Journal sowth's Journal: filesystem comparison

I found this article on www.debian-administration.org. It has a comparison of the ext3, reiserFS, JFS, XFS filesystems. There is a less interesing article somewhere else saying basicly the same thing (don't remember link), and MythTV suggests using XFS. I am going to try a XFS partition for a while. I have problems with my cheap crappy DVD drive anyway, so maybe I will try it with a cache for watching my DVDs (most of what I read inidicate it is best for huge files). Still need to install my TV card and MythTV though...I'm sure they will benefit too.

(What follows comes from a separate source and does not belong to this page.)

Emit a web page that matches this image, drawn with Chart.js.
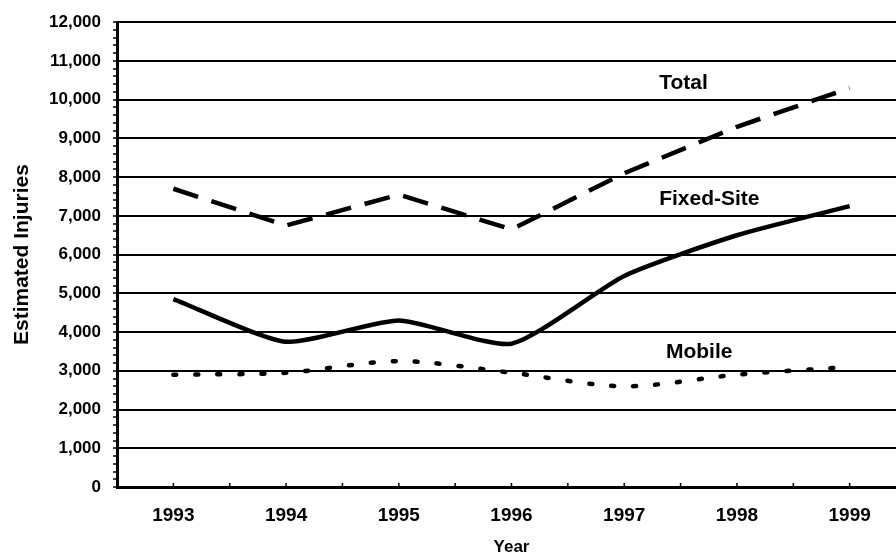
<!DOCTYPE html>
<html>
<head>
<meta charset="utf-8">
<title>Estimated Injuries 1993-1999</title>
<script src="https://cdn.jsdelivr.net/npm/chart.js@4.4.1/dist/chart.umd.min.js"></script>
<style>
    html, body { margin: 0; padding: 0; background: #fff; overflow: hidden; }
</style>
</head>
<body>
<canvas id="injuries" width="906" height="556"></canvas>
<script>
// ============================================
// Estimated injuries by year — line chart
// ============================================

const years = ['1993', '1994', '1995', '1996', '1997', '1998', '1999'];
const totalInjuries = [7700, 6750, 7550, 6650, 8100, 9300, 10300];
const fixedSiteInjuries = [4850, 3750, 4300, 3700, 5450, 6500, 7250];
const mobileInjuries = [2900, 2950, 3250, 2950, 2600, 2900, 3100];

const yMajorTicks = [0, 1000, 2000, 3000, 4000, 5000, 6000, 7000, 8000, 9000, 10000, 11000, 12000];
const yTickLabels = ['0', '1,000', '2,000', '3,000', '4,000', '5,000', '6,000', '7,000', '8,000', '9,000', '10,000', '11,000', '12,000'];

const seriesNames = ['Total', 'Fixed-Site', 'Mobile'];

// where the series names sit, in axis units (category index, injuries)
const nameAnchors = [
    { x: 4.31, y: 10430 },
    { x: 4.31, y: 7420 },
    { x: 4.37, y: 3480 },
];

const FONT = '"Liberation Sans", Arial, Helvetica, sans-serif';
Chart.defaults.font.family = FONT;
Chart.defaults.color = '#000';

const isMajor = (v) => yMajorTicks.includes(v);

// Series names written next to the lines
const seriesNamePlugin = {
    id: 'seriesNames',
    afterDatasetsDraw(chart) {
        const { ctx, scales: { x, y } } = chart;
        ctx.save();
        ctx.font = 'bold 21px ' + FONT;
        ctx.fillStyle = '#000';
        ctx.textAlign = 'left';
        ctx.textBaseline = 'middle';
        seriesNames.forEach((name, i) => {
            const a = nameAnchors[i];
            ctx.fillText(name, x.getPixelForValue(a.x), y.getPixelForValue(a.y));
        });
        ctx.restore();
    },
};

// Small inward tick marks on the year axis (centres and boundaries)
const yearTickPlugin = {
    id: 'yearTicks',
    afterDraw(chart) {
        const { ctx, scales: { x }, chartArea } = chart;
        ctx.save();
        ctx.strokeStyle = '#000';
        ctx.lineWidth = 1.5;
        for (let v = 0; v <= years.length - 0.5; v += 0.5) {
            const px = x.getPixelForValue(v);
            ctx.beginPath();
            ctx.moveTo(px, chartArea.bottom);
            ctx.lineTo(px, chartArea.bottom - 4);
            ctx.stroke();
        }
        ctx.restore();
    },
};

new Chart(document.getElementById('injuries'), {
    type: 'line',
    data: {
        labels: years,
        datasets: [
            {
                label: 'Total',
                data: totalInjuries,
                borderColor: '#000',
                borderWidth: 4.5,
                borderDash: [26, 14],
                tension: 0,
                pointRadius: 0,
                fill: false,
            },
            {
                label: 'Fixed-Site',
                data: fixedSiteInjuries,
                borderColor: '#000',
                borderWidth: 4.5,
                tension: 0.2,
                pointRadius: 0,
                fill: false,
            },
            {
                label: 'Mobile',
                data: mobileInjuries,
                borderColor: '#000',
                borderWidth: 4.5,
                borderDash: [3, 19],
                borderCapStyle: 'round',
                tension: 0.3,
                pointRadius: 0,
                fill: false,
            },
        ],
    },
    options: {
        responsive: false,
        animation: false,
        layout: { padding: { top: 21, right: 0, left: 0, bottom: 0 } },
        plugins: {
            legend: { display: false },
            tooltip: { enabled: false },
        },
        scales: {
            x: {
                offset: true,
                grid: { display: false, drawTicks: false },
                border: { display: true, color: '#000', width: 3 },
                ticks: {
                    padding: 17,
                    font: { size: 19, weight: 'bold' },
                    color: '#000',
                },
                title: {
                    display: true,
                    text: 'Year',
                    font: { size: 17, weight: 'bold', lineHeight: 1 },
                    padding: { top: 0, bottom: 0 },
                    color: '#000',
                },
                afterFit(scale) { scale.height = 69; },
            },
            y: {
                min: 0,
                max: 12000,
                border: { display: true, color: '#000', width: 3 },
                grid: {
                    color: (ctx) => (isMajor(ctx.tick.value) ? '#000' : 'rgba(0,0,0,0)'),
                    lineWidth: 2,
                    drawTicks: true,
                    tickLength: 4,
                    tickColor: '#000',
                    tickWidth: 1.5,
                },
                ticks: {
                    stepSize: 200,
                    autoSkip: false,
                    padding: 12,
                    font: { size: 17, weight: 'bold' },
                    color: '#000',
                    callback: (v) => {
                        const i = yMajorTicks.indexOf(v);
                        return i >= 0 ? yTickLabels[i] : '';
                    },
                },
                title: {
                    display: true,
                    text: 'Estimated Injuries',
                    font: { size: 21, weight: 'bold', lineHeight: 1.2 },
                    padding: { top: 10, bottom: 0 },
                    color: '#000',
                },
                afterFit(scale) { scale.width = 117; },
            },
        },
    },
    plugins: [seriesNamePlugin, yearTickPlugin],
});
</script>
</body>
</html>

From the summary at the end (I haven't read it all yet):

These results replicate previous observations from Piszcz (2006) about reduced disk capacity of Ext3, longer mount time of ReiserFS and longer FS creation of Ext3. Moreover, like this report, both reviews have observed that JFS is the lowest CPU-usage FS. Finally, this report appeared to be the first to show the high page faults activity of ReiserFS on most usual file operations.

While recognizing the relative merits of each filesystem, only one filesystem can be install for each partition/disk. Based on all testing done for this benchmark essay, XFS appears to be the most appropriate filesystem to install on a file server for home or small-business needs :

I've just been using ext3. Looks like I've been using the wrong filesystem all this time.

UPDATE 20070721:

I've been using XFS for a while now, though only for data storage (audio and video), not the main system. It does seem nice. My only reservation about using it for the main system would be running into a prebuilt kernel which doesn't support it. I usually build my own kernels anyway. I should take the leap. ;-)

UPDATE 20080603:

I have been using XFS for my /home directory. Quite nice. Certainly less of a pain on bootup, since it never needs to be fsck. Even ext3 still insists upon fscking every X mounts or X days. I know this can be adjusted, but XFS seems to do it on the fly. In fact, the XFS check utility will ask you to mount and unmount if the filesystem wasn't unmounted properly to write any pending queued information--crashing happened quite a bit because of buggy Nvidia drivers, so I have lots of experience with it. XFS did quite well. I don't think it lost any information.

I am also trying out xfsdump for backups. Been using tarballs--they were effective, but I would like to have the ablility to do incremental backups too. Finding ways to routinely store multi-gigabyte files is not easy.

I am still worried a bit about compatibility and the availability of the tools, so I may not put it on my root partition for a while. Also I've been trying Debain again (still sort of disappointed), but all the XFS tools weren't in the standard install, and the dump utility wasn't on the disks at all--had to download it. Makes me think I should keep some backups in tar form.